[Toybox] NFS mounting with toybox (kernel patch).

Rob Landley rob at landley.net
Wed Mar 9 13:06:11 PST 2016


The question came up about how to mount an nfs server with toybox. I
remembered from my contract with parallels in 2010 that I used to do
that: http://landley.livejournal.com/49382.html

So I gave it a go, and found out that the kernel guys broke the text
parsing, and I needed the attached patch (tested on linux-4.4) to fix
it.

Background: behind the scenes the mount -o options filter out a bunch
of flag values (which get passed to the mount syscall as an integer of
various MS_BLAH values or-ed together) and the rest of the values are
passed through as a comma separated text string.

I.E. for every filesystem EXCEPT nfs, options is a text string.

But for NFS it can can either be a text string or a binary blob with
the first digit being a low-ascii value indicating the version number.
If the first digit ISN'T a low-ascii value, it's treated as text and
parsed as text, and since there's nothing the binary blob can do that
the text string _can't_, there's NO REASON to ever use the binary
blob. It's there for historical reasons, and it has versions because
every time they added a new option they had to extend the structure
with more fields at the end, where string parsing just goes
",fruitbasket=42" and you're good.

I.E. NFS was historically stupid, but had a way not to be.

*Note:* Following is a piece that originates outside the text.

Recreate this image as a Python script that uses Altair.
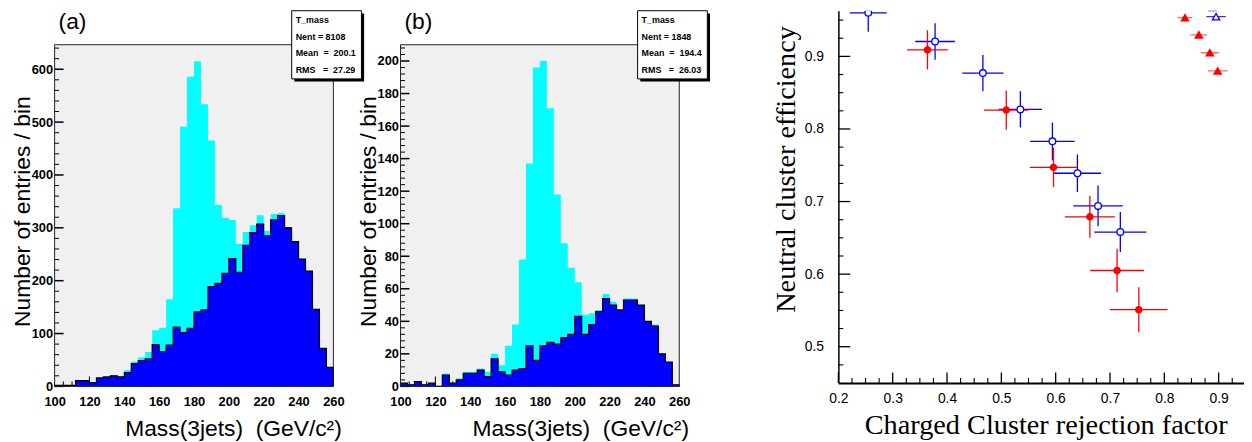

Naturally, the util-linux mount special cases NFS and produces a
binary blob, and so does busybox. Toybox doesn't because it's STUPID,
and so we're using the generic codepath which has been there
forever... and bit-rotted because nobody was testing it.
<the-aristocrats>NFS!</the-aristocrats>

Anyway, with that patch to the kernel and current toybox-git, I built
http://unfs3.sf.net and ran this on the host:

  $ echo "/home/landley (no_root_squash,insecure)" > blah.cfg
  $ ./unfsd -d -s -p -e $PWD/blah.cfg -l 127.0.0.1 -m 9999 -n 9999

And then in qemu:

  $ mount -t nfs -o ro,port=9999,mountport=9999,nolock,v3,udp \
    10.0.2.2:/home/landley /mnt

And it worked.

(The reason for specifying all that -m9999 stuff is telling it to use
a high port number so I don't have to run the nfs server as root on
the host. I'm aware there's a built-in kernel NFS server. I'm also
aware there used to be a built-in kernel httpd, and they're equally
bad ideas. No really, http://www.linuxjournal.com/article/4132 and it
died because it was a BAD IDEA. There aren't built-in kernel SMB or
DNS servers, v9fs doesn't have an in-kernel server, it's REALLY STUPID
that NFS does and I'm not messing with it. Hence testing against
unfs3.)

If somebody wants to send the kernel patch to linux-kernel, feel free
to add my signed-off-by. I'm still under the weather and really not up
to dealing with... them... right now.